お客さんとの距離感を大切にする温かいお店に

コシードに「太陽」という言葉を加えて温かみをプラスした「コシードデソル」。店内は天井が高く打ちっ放しになっていたり、ファンが回っていたり、テラス席があったりと、海外にいるような気分を味わうことができます。


田中さん「当時町田にはテラス席のお店がなかったので、作りたい気持ちがありました。オープン当初は予算がなく叶いませんでしたが、後から作りました。すぐ後ろを電車が走るので、電車が好きなお子さんには最高の特等席だと思います。過ごしやすい季節の週末は、テラス席のご予約をいただくことも多いです。あまり広々とした空間ではありませんが、8名ほど座ることも可能で、大人数でワイワイ食事を楽しみたいときにおすすめです。
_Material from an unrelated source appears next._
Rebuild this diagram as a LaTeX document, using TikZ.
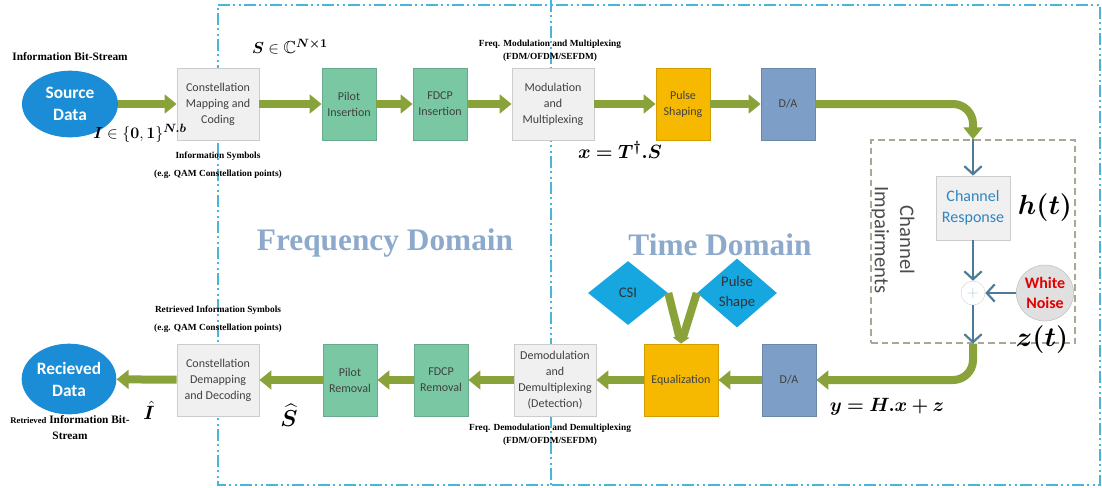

町田街道でスタートした当初は、一見何屋か分からないような提灯の灯るお店のカウンターに、たくさんの常連さんが集まるお店でした。それもあって、本店を移店するときも、料理を作っているところが見えて、お客さんと会話ができるカウンターメインのお店をつくりました。コシードデソルも気軽さという意味では同じように、軒先に赤提灯を掲げ、カウンターがあるお店になっています。コシードデソルを18年続けてきた中で、バイトも含め温かみのある接客を心がけており、長年通ってくださる常連の方との距離は近いと思います。従業員はとりたてて話が上手いというわけではありませんが、お客さんとコミュニケーションは何より大切にしています。うちのお店は優しいお客さんばかりで、とてもありがたく思っています。」

その場でつくった味を食べてほしい

最後に、長年町田で飲食店を営んできた田中さんから見る、町田の魅力について聞きました。

田中さん「町田はやはり交通の便の良さが魅力だと思います。電車1本で江の島や箱根に行けるし、東名高速道路のインターチェンジも近い。アウトレットやコストコもあって、なんでも揃う便利なまちだと思います。あとはモノレールが通ってくれたら完璧ですね。

飲食店に関して言えば、駅周辺はチェーン店、駅から少し離れたエリアに頑張っている個人店があるのが、町田の一つの面白さかもしれないなと思います。個人店は最初は少し入りづらいと感じることもあるかもしれませんが、ちゃんとその場で作った味を、若い人にも食べてもらえたら嬉しいです。」

飲食店がひしめく町田のなかで、長年愛され続けてきたコシードデソル。町田を訪れた際にはぜひ、身も心も温まる優しいお店に、足を運んでみてくださいね。